After living in shelters for eight years, Harland was recently placed in a subsidized apartment. He is known as “Cowboy” by his friends, including the inner city health workers who help him get to his appointments.
“I’ve been living in this one room for 14 months almost. Before that, I lived two doors down, eh? That place, it was a crack house, put it that way. Drugs of all kinds. I finally got out of there. Here, I am on the bottom floor because of my legs.”
I have no idea what’s the matter with my legs. They just went.
“I can hardly walk next door to check the mail, that’s how bad it is. That’s why I bought this scooter. Mike, my next door neighbour, he’s got one too. We’re going to be able to go all over the place this summer.”
“Can you drive those things in the winter too?”
“You can if you want to. I’ve seen the women at the homeless shelter are driving these in the wintertime. But I haven’t tried it out yet.”
“You’ll have to put some chains on those tires!”
“Oh no! You turn that thing full blast, you come across the floor about 100 miles an hour! I almost ended up underneath the frigging table there. I am going to be driving like a turtle for a while till I get used to the damn thing.”
“I cook for myself here. I can cook women under the table, to tell you the truth.”
“I started cooking at 14. I make cakes in the microwave. You won’t believe it.”
“You mix it like cookie mix and make it sloppy. Because they dry out, eh? I know how to do pork chops, roast pork in the microwave. You slice them, and there you go!”
“Tell me about the people in the inner city health program.”
“Well, they are a great help.”
“If I’ve got to go some place for an appointment, Kim is there for me. I am waiting for an X-ray of my neck now. But twice the guy never came. So I phoned Kim there the other day, and I said, ‘Kim, it looks like we’ve got to use your private jet to get me to this hospital and land on the roof.’”
“You can’t find better than my doctor or Kimmy or…see, I forget names. I like them all. I met them a long time ago, and I know pretty well all of them there now.”
“But I am independent. I always was. Sometimes people offer to buy me a coffee, but I don’t need their money. I don’t need nothing from them at all. I supply the coffee to some people who live in this building in the morning. The other thing is, I collect movies. My friend Sean brings me movies so I give him seven smokes a movie. I’ve got some classics. I’ve got three Hells Angels movies here, and nobody else has them. They’re from the States and they’re worth money. But I don’t plan to sell them.”
I lived at the homeless shelter for eight years. I had a lot of fun there. I never got bored.
“But I am okay here now too. I am getting old.”
“What led you to become homeless?”
“Divorce. I tried living in my hometown and I started drinking like crazy. I moved to this city and stayed with a friend for a while. There were cops there steady. Crackheads, needle pushers. All the time. And we all got kicked out. So the cops put me and my buddy in the back of the paddy wagon and drove us over to the homeless shelter.”

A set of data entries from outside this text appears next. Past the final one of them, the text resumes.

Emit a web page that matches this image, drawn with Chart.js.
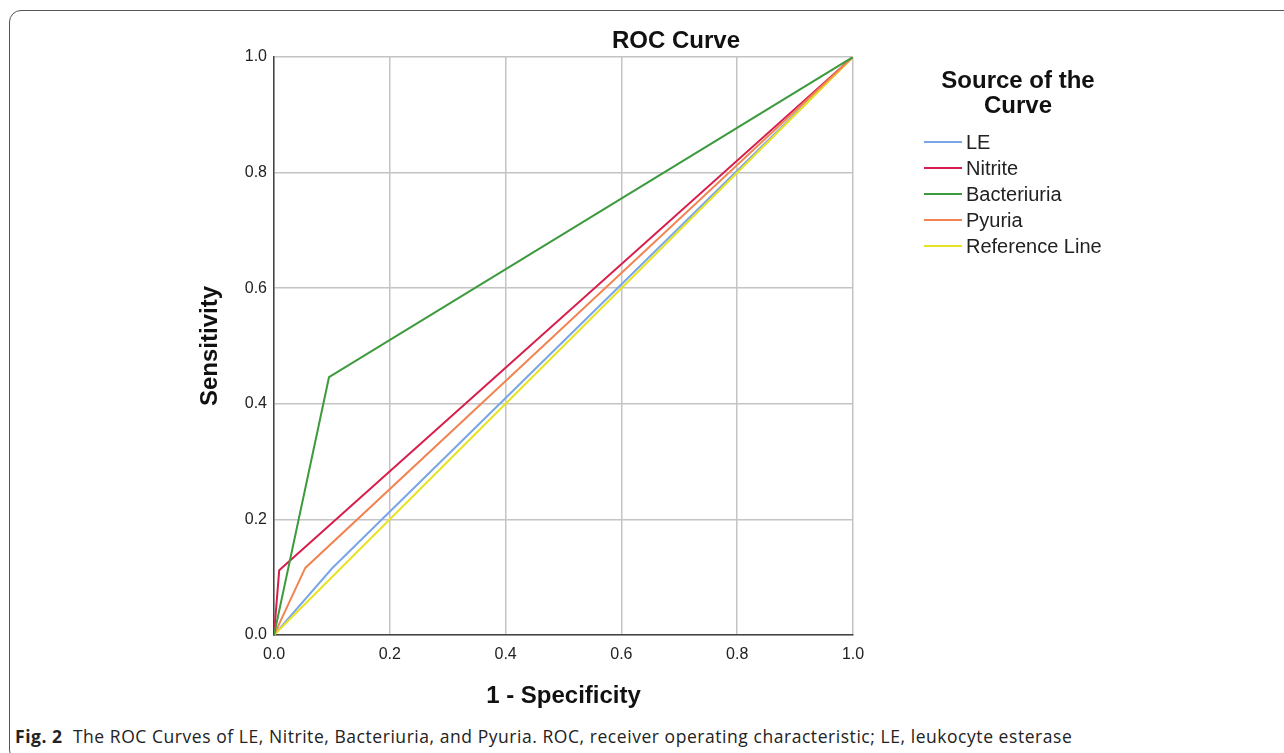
<!DOCTYPE html>
<html>
<head>
<meta charset="utf-8">
<script src="https://cdn.jsdelivr.net/npm/chart.js@4.4.1/dist/chart.umd.min.js"></script>
<style>
  body { margin: 0; background: #fff; width: 1284px; height: 753px; overflow: hidden; position: relative; font-family: "Liberation Sans", Arial, sans-serif; }
  #frame { position: absolute; left: 9px; top: 10px; width: 1320px; height: 750px; border: 1.5px solid #555; border-radius: 12px; }
  #wrap { position: absolute; left: 0; top: 0; width: 1284px; height: 720px; }
  #title { position: absolute; left: 526px; width: 300px; top: 26px; text-align: center; font-weight: bold; font-size: 24px; color: #111; }
  #legend { position: absolute; left: 918px; top: 67px; width: 200px; }
  #legend .ttl { text-align: center; font-weight: bold; font-size: 24px; line-height: 25px; color: #111; margin-bottom: 12px; white-space: nowrap; }
  #legend .item { display: flex; align-items: center; height: 26px; font-size: 20px; color: #222; white-space: nowrap; }
  #legend .sw { width: 38px; height: 2px; margin: 0 4px 0 6px; }
  #caption { position: absolute; left: 15px; top: 724px; font-family: "Open Sans", sans-serif; font-size: 17.5px; letter-spacing: 0.55px; color: #222; white-space: nowrap; }
</style>
</head>
<body>
<div id="frame"></div>
<div id="wrap"><canvas id="chart"></canvas></div>
<div id="title">ROC Curve</div>
<div id="legend"></div>
<div id="caption"><b>Fig. 2</b>&nbsp; The ROC Curves of LE, Nitrite, Bacteriuria, and Pyuria. ROC, receiver operating characteristic; LE, leukocyte esterase</div>
<script>
// data (1 - specificity, sensitivity)
const seriesNames = ['LE', 'Nitrite', 'Bacteriuria', 'Pyuria', 'Reference Line'];
const leX = [0, 0.10, 1];
const leY = [0, 0.115, 1];
const nitriteX = [0, 0.009, 1];
const nitriteY = [0, 0.112, 1];
const bactX = [0, 0.095, 1];
const bactY = [0, 0.446, 1];
const pyuriaX = [0, 0.054, 1];
const pyuriaY = [0, 0.116, 1];
const refX = [0, 1];
const refY = [0, 1];
const tickValues = [0, 0.2, 0.4, 0.6, 0.8, 1.0];
const colors = ['#79a6e6', '#d81e4c', '#3d9a3d', '#f28452', '#e8e224'];

function pts(xs, ys) {
  return xs.map((x, i) => ({ x: x, y: ys[i] }));
}

const allX = [leX, nitriteX, bactX, pyuriaX, refX];
const allY = [leY, nitriteY, bactY, pyuriaY, refY];
// reference line drawn first so it sits underneath
const order = [4, 3, 0, 1, 2];

const datasets = seriesNames.map((name, i) => ({
  label: name,
  data: pts(allX[i], allY[i]),
  borderColor: colors[i],
  backgroundColor: colors[i],
  borderWidth: 2,
  pointRadius: 0,
  showLine: true,
  tension: 0,
  order: order[i]
}));

// legend built from the datasets
const legend = document.getElementById('legend');
legend.innerHTML = '<div class="ttl">Source of the<br>Curve</div>' +
  datasets.map(d => `<div class="item"><span class="sw" style="background:${d.borderColor}"></span>${d.label}</div>`).join('');

const tickFont = { family: '"Liberation Sans", Arial, sans-serif', size: 16 };
const titleFont = { family: '"Liberation Sans", Arial, sans-serif', size: 24, weight: 'bold', lineHeight: 1.2 };

new Chart(document.getElementById('chart'), {
  type: 'scatter',
  data: { datasets: datasets },
  options: {
    responsive: true,
    maintainAspectRatio: false,
    animation: false,
    layout: { padding: { left: 196, right: 431, top: 57, bottom: 9 } },
    plugins: { legend: { display: false }, tooltip: { enabled: false } },
    scales: {
      x: {
        type: 'linear', min: 0, max: 1,
        afterBuildTicks: s => { s.ticks = tickValues.map(v => ({ value: v })); },
        afterFit: s => { s.height = 76; },
        ticks: { font: tickFont, color: '#222', padding: 10, callback: v => v.toFixed(1) },
        grid: { color: '#c4c4c4', lineWidth: 1.5, drawTicks: false },
        border: { color: '#444', width: 1.5 },
        title: { display: true, text: '1 - Specificity', font: titleFont, color: '#111', padding: 0 }
      },
      y: {
        type: 'linear', min: 0, max: 1,
        afterBuildTicks: s => { s.ticks = tickValues.map(v => ({ value: v })); },
        afterFit: s => { s.width = 78; },
        ticks: { font: tickFont, color: '#222', padding: 7, callback: v => v.toFixed(1) },
        grid: { color: '#c4c4c4', lineWidth: 1.5, drawTicks: false },
        border: { color: '#444', width: 1.5 },
        title: { display: true, text: 'Sensitivity', font: titleFont, color: '#111', padding: 0 }
      }
    }
  }
});
</script>
</body>
</html>
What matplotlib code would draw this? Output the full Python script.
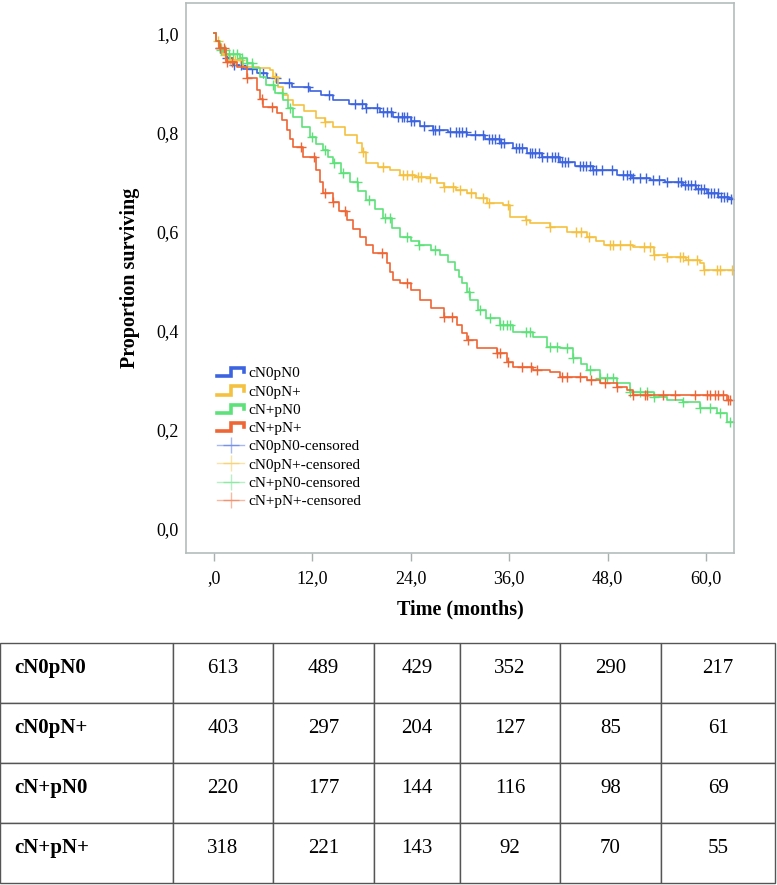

“I had a whole bunch of girlfriends there. I had respect there. The whole thing. Everybody was taking Cowboy’s picture. I can draw too, I am not good at it but the more I do it, the better I get at it. They even made Christmas cards out of my drawings once.”
“Another time at the shelter, we were collecting pennies for the Children’s Hospital. The staff and people from all over town were bringing the pennies in. They were bringing in box fulls like that, eh? We collected $390 worth. Cowboy had to roll them and roll them and roll them until it was finished. I had a good time though.”
“Have you ever thought of going back to your hometown?”
“No. My brother just died two years ago. My mom died in 95 of cancer, my dad died in 69 with a heart attack. Then my daughter died in 2006. There’s only me – I am the oldest – and my brother Charlie is 56 now. I turn 60 in January. It’s hard to believe my life is over. But I am happy.”
The main thing is, as long as you have a roof over your head and your cupboards are full of food, what else do you need?
“I don’t need a woman. I am so used to being by myself, I don’t need nobody at all.”